Essa história começou assim: estava, certo dia em uma rodada de conversa com o meu irmão Jônatas e outros amigos do velho Curador, quando o tema sobre a história da região veio à baila. E na continuação da conversa, alguém tocou no ponto nevrálgico do assunto, ao afirmar que a memória da cidade estava apenas no formato oral e que vinha desaparecendo rapidamente com o falecimento dos nossos pioneiros. Foi nesse ponto da conversa que o meu irmão me desafiou a escrever sobre a história da região. E por mais que eu alegasse não ser versado no assunto, que gostava era de escrever crônicas e até mesmo alguns textos de ficção, ele continuou insistindo. Para não encompridar muito o assunto, antecipo logo que terminei me dobrando ao desafio, afinal, a gelada que consumíamos já estava elevando o nível do meu otimismo aos píncaros. Saí de lá com a promessa de preparar um livrinho sobre a história do nosso torrão natal, e com o compromisso de que haveria de conseguir o patrocínio para a publicação do opúsculo.

No dia seguinte – sempre tem um dia seguinte para os seguidores da deusa Ninkasi – arrependi-me de ter feito a promessa e levei a história do meu arrependimento para o meu irmão. Mas ele não aceitou o meu retrocesso e me cobrou o cumprimento da palavra dada. Bom, o certo é que fui à luta e me debrucei nas pesquisas para levantar os fatos verdadeiros que culminaram com a colonização e ocupação da região em que o velho Curador se insere.

Em 2007, publiquei, com uma aceitação gloriosa da população de Presidente Dutra, a primeira edição do livro que intitulei “Viajando do Curador a Presidente Dutra – história, personalidades e fatos”, pois contar a história de um lugar é uma viagem no tempo. A noite de autógrafos, que aconteceu na sede da AABB na cidade, foi um grandioso sucesso. Mas o que me deixou mais contente naquele dia já tão distante, foi ver a felicidade estampada no rosto que cada um dos nossos munícipes ali presentes. Mostravam-se imbuídos daquela certeza de que agora as lutas e o suor derramado pelos nossos pioneiros não cairiam em absoluto esquecimento, estando agora registrado para a posteridade. E isso, como não poderia deixar de ser, me deixou imensamente feliz e com aquele sentimento de ter retirado dos meus ombros um peso enorme, dada à responsabilidade da missão a que havia me proposto.

Contudo, em razão do peso e da responsabilidade já descrita no parágrafo anterior, prometi para mim mesmo que aquela primeira edição seria também a última. Mal sabia eu que as coisas não funcionam bem assim. Que elas escapam do nosso querer e que, quando nos damos conta, estamos debruçados sobre novas pesquisas a cada dia que o Criador nos concede.
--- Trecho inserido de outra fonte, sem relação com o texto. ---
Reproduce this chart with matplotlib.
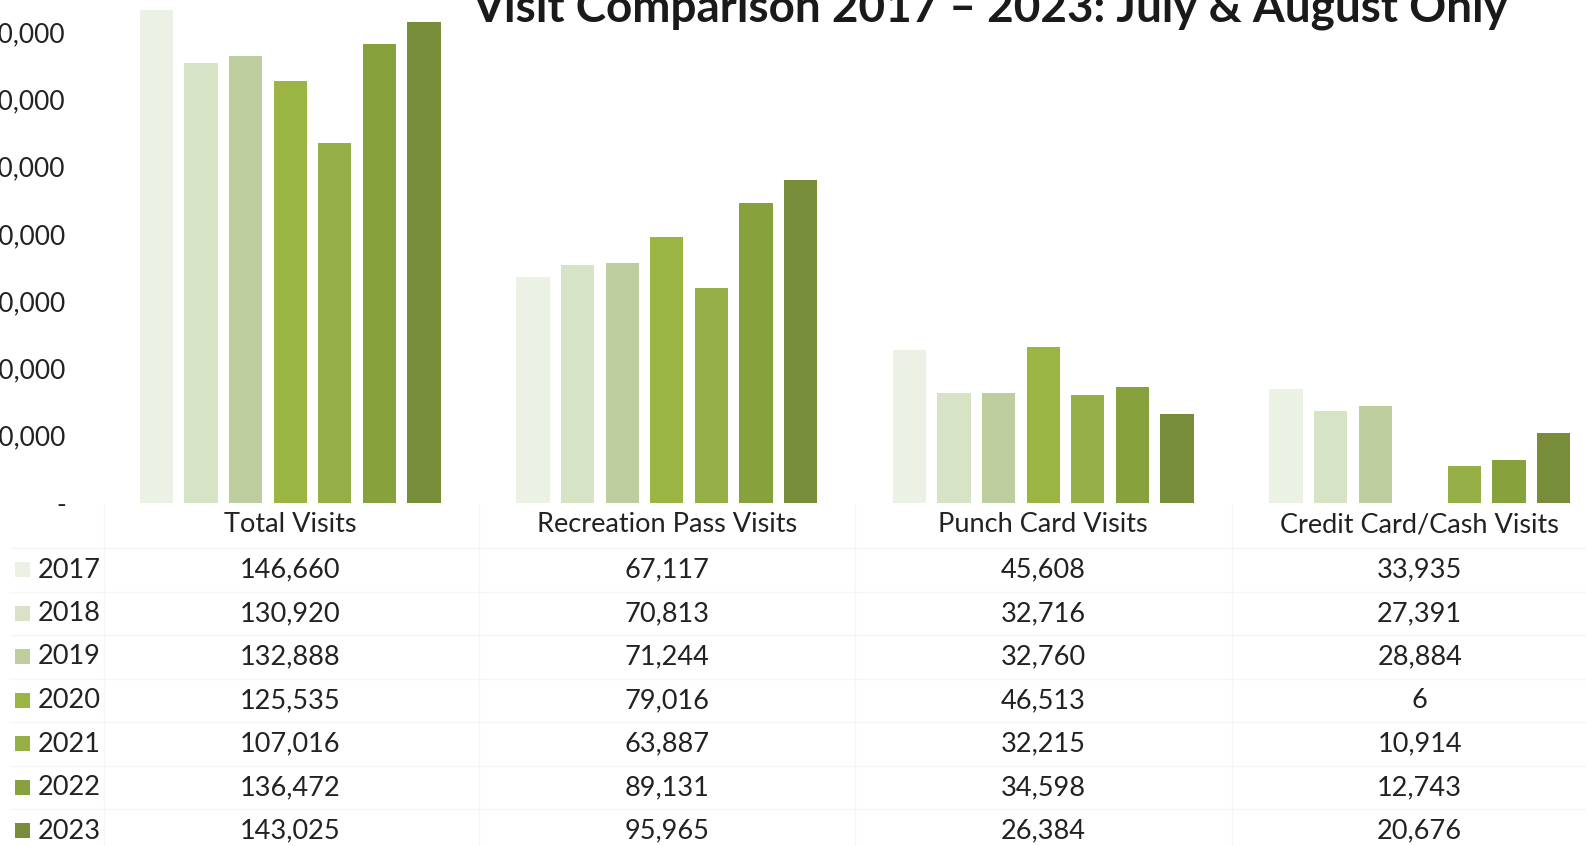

E foi assim que, logo nos dias que se seguiram ao lançamento do nosso humilde trabalho, voltamos a pesquisar sobre o tema, pois acreditávamos que muitas coisas ainda precisavam ser descobertas e trazidas à luz. E assim, os dias foram passando e novos fatos foram surgindo; muitos documentos foram encontrados, muitos testemunhos foram obtidos, e várias lacunas foram supridas na montagem da história real do nosso amado Curador.

Sabedor de que eu continuava com o hábito de continuar com as minhas pesquisas, meu irmão voltou à carga e disse-me que achava que já era hora de lançar uma edição revista e ampliada do livrinho com a história da região. Não havia como desprezar a proposta, pois até podia contar novamente com o apoio dos beneméritos Jônatas Barros de Araújo/Wilana Carvalho de Araújo, Paulo Sérgio Ferreira Falcão/Maria Neusa Falcão, José Alves de Carvalho/Hilarilda Carvalho Torres, Dr. Orlando Sousa Pinto Filho/Kárita de Guadalupe Gomes, Raimundo Alves de Carvalho e Fabiana da Silva Carvalho. E dos novos parceiros, Dr. Elian Oliveira Barros/Dra. Rosy Ane Barros, e Arão Oliveira Barros/Elenice Fonseca Barros. Devo admitir que, dessa vez, não foi preciso muitos argumentos da parte dele. Afinal, eu já vinham meditando nessa possibilidade, dada à necessidade de atualizar algumas informações e, até mesmo, fazer alguns ajustes em algumas situações que estavam necessitando de complemento ou mesmo de alteração. E se eu já estava com um calhamaço de documentos em mãos, faltava ainda transformar tudo em texto, coisa que demanda muito tempo e trabalho. O fato é que levei este último ano trabalhando na montagem da nova edição do livro. Finalmente, dia 7 do mês em curso, estávamos mais um vez na terrinha para o seu lançamento.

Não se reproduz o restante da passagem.